PRESENTATION ABSTRACT: The marine renewables dilemma –  Brakes, Philippa 1; Simmonds, Mark Peter 2 – (1) Whale and Dolphin Conservation   (2) Humane Society International

Marine renewable energy installations are developing at great speed all around the world as part of efforts to tackle Climate Change. A variety of associated potential threats to marine mammals have been identified. Common concerns for all types of renewable devices include the noise made especially during construction, particularly where piledriving is involved. In addition, structures may be a source of chemical contaminants, including antifouling treatments. Construction and operational noise may lead to displacement and other behavioural changes. Intense noise might cause impairment of auditory senses; and/or masking and stress responses. Tidal-stream energy devices typically comprise turbines that are entirely submerged and moving at speed (commonly up to 12 m.s-1, or 43 kph) relative to the streaming water mass, presenting a collision risk. Wave energy converters also represent a collision risk; as does the increased vessel traffic associated with construction and maintenance work. Vessels may be of novel design in order to operate within the renewable arrays or hold themselves static without anchoring, and this may bring new risks.

These concerns have been well sketched but there is very little relevant information to inform this rapidly expanding multifaceted industry; most relevant studies have been done in Europe and mainly concern the harbour porpoise.

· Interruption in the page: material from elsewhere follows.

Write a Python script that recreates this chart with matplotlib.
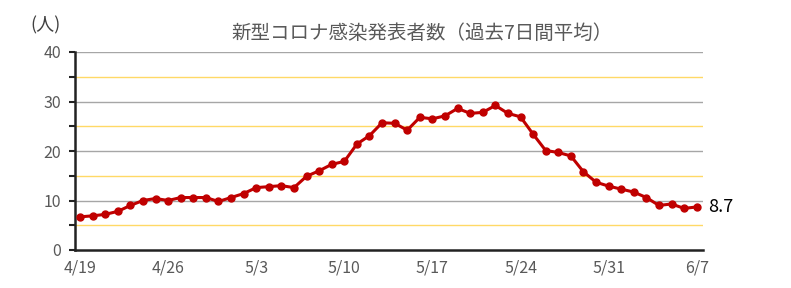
import numpy as np
import matplotlib.pyplot as plt

plt.rcParams['font.family'] = ['Noto Sans CJK JP', 'DejaVu Sans']

# 7日間平均の値 (4/19 ~ 6/7)
heikin = [6.7, 6.9, 7.2, 7.8, 9.0, 10.0, 10.4, 10.0, 10.6, 10.6,
          10.6, 9.8, 10.6, 11.4, 12.6, 12.8, 13.0, 12.6, 14.9, 16.0,
          17.3, 17.9, 21.4, 23.1, 25.7, 25.6, 24.2, 26.8, 26.5, 27.1,
          28.6, 27.6, 27.8, 29.2, 27.6, 26.9, 23.4, 20.1, 19.7, 19.0,
          15.8, 13.7, 12.9, 12.3, 11.7, 10.6, 9.0, 9.3, 8.4, 8.7]
etiquetas_x = ['4/19', '4/26', '5/3', '5/10', '5/17', '5/24', '5/31', '6/7']
ultimo_label = '8.7'

gris = '#595959'
dias = np.arange(len(heikin))

fig = plt.figure(figsize=(7.91, 2.88), dpi=100)
ax = fig.add_axes([75 / 791, 38 / 288, 628 / 791, 198 / 288])

ax.set_ylim(0, 40)
ax.set_xlim(-0.4, 49.5)

# lineas de la cuadricula
for v in [10, 20, 30, 40]:
    ax.axhline(v, color='#A6A6A6', lw=1.0, zorder=1)
for v in [5, 15, 25, 35]:
    ax.axhline(v, color='#FFD966', lw=1.0, zorder=1)

ax.plot(dias, heikin, color='#C00000', lw=2.2, marker='o', markersize=5,
        zorder=3)
ax.annotate(ultimo_label, (dias[-1], heikin[-1]), xytext=(8, 0),
            textcoords='offset points', va='center', ha='left',
            fontsize=13, color='black')

ax.set_yticks([0, 10, 20, 30, 40])
ax.set_yticks([5, 15, 25, 35], minor=True)
ax.set_xticks(dias[::7])
ax.set_xticklabels(etiquetas_x)
ax.tick_params(axis='y', which='both', direction='out', length=4, width=1.5,
               color='#222222', labelcolor=gris, labelsize=11.5, pad=6)
ax.tick_params(axis='x', length=0, labelcolor=gris, labelsize=11.5, pad=7)

for lado in ['top', 'right']:
    ax.spines[lado].set_visible(False)
ax.spines['left'].set_linewidth(1.8)
ax.spines['bottom'].set_linewidth(1.8)
ax.spines['left'].set_color('#222222')
ax.spines['bottom'].set_color('#222222')

fig.text(422 / 791, 1 - 33 / 288, '新型コロナ感染発表者数（過去7日間平均）',
         ha='center', va='center', fontsize=14, color=gris)
fig.text(45 / 791, 1 - 25 / 288, '(人)', ha='center', va='center',
         fontsize=13, color='#404040')

plt.savefig('out.png', dpi=100)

Individual installations and arrays are all set to become far larger than the operations that are in place currently which presents challenges in terms of extrapolation of impacts based on current monitoring. The marine renewables industry is widely regarded as an important part of future energy security and, as such, it tends to have high level political support. However, this is an unprecedented incursion by industry into inshore and offshore habitats, including what balanced and more precautionary strategy is needed that attempts to reconcile energy needs, uncertainty, conservation and welfare.